Pico, commander of Mexican forces in California and brother of the governor, routed the remnants of Stephen W. Kearny's Army of the West, who now numbered only 100 men after Kearny (pronounded "Carney") sent most of his troops home two months earlier in the mistaken belief the war was over. It was a costly error that led to one of the war's bloodiest battles. With wet gunpowder as a rainy night dissolved into a misty morning, Kearny's weary troops were no match for Pico's men who, expert in the use of the lariat and lance from capturing grizzly bears for bull-and-bear fights, used the same skills to dismount and dispatch the Americans. Kearny lost either 21 or 22 men, depending on the source, including those who later succumbed to their wounds, versus maybe one casualty for Pico.
Kearny himself was wounded in the battle, as was the despised Archibald Gillespie, whose ruthlessness at Los Angeles had provoked the latest Californio uprising. (If not for Gillespie, Kearny might have been right: the war might have been over.) The scout Alexander Godey and two other Americans were captured, as was one soldier on Pico's side.

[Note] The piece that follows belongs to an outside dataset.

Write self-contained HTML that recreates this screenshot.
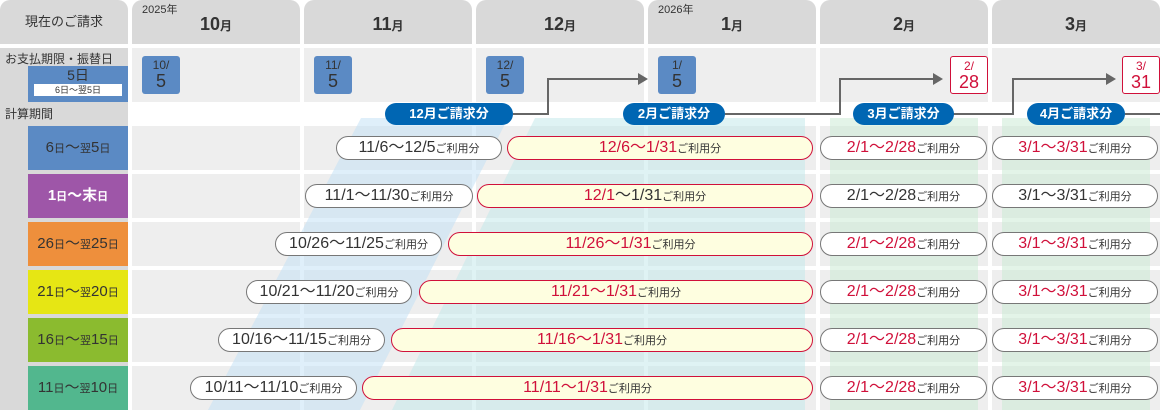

Enter midshipman Ned Beale, who with a contingent of about 20 fighting men and a heavy gun had been sent just prior to the battle by Commodore Robert Stockton, commander of the U.S. Navy at San Diego, to assist Kearny. Beale negotiated a prisoner exchange with Pico (who refused to let Godey go). This was probably the first time Beale and Pico met.
Kearny was determined to press on to San Diego, just 35 miles distant. Pico was equally determined to stop him. Beale carried a message through enemy lines from Kearny to Stockton soliciting reinforcements. The escapade, which Beale made with his Delaware Indian man-servant and the scout Kit Carson, whom Kearny had controversially enlisted, soon achieved legendary proportions as the party reportedly walked barefoot through prickly pear cactus and crawled on their bellies within 20 yards of enemy positions. It also enshrined Beale as the "Hero of San Pasqual."
The message received, Stockton sent reinforcements, and a month later Pico capitulated to U.S. Gen. John Fremont at Cahuenga, across the street from today's Universal City.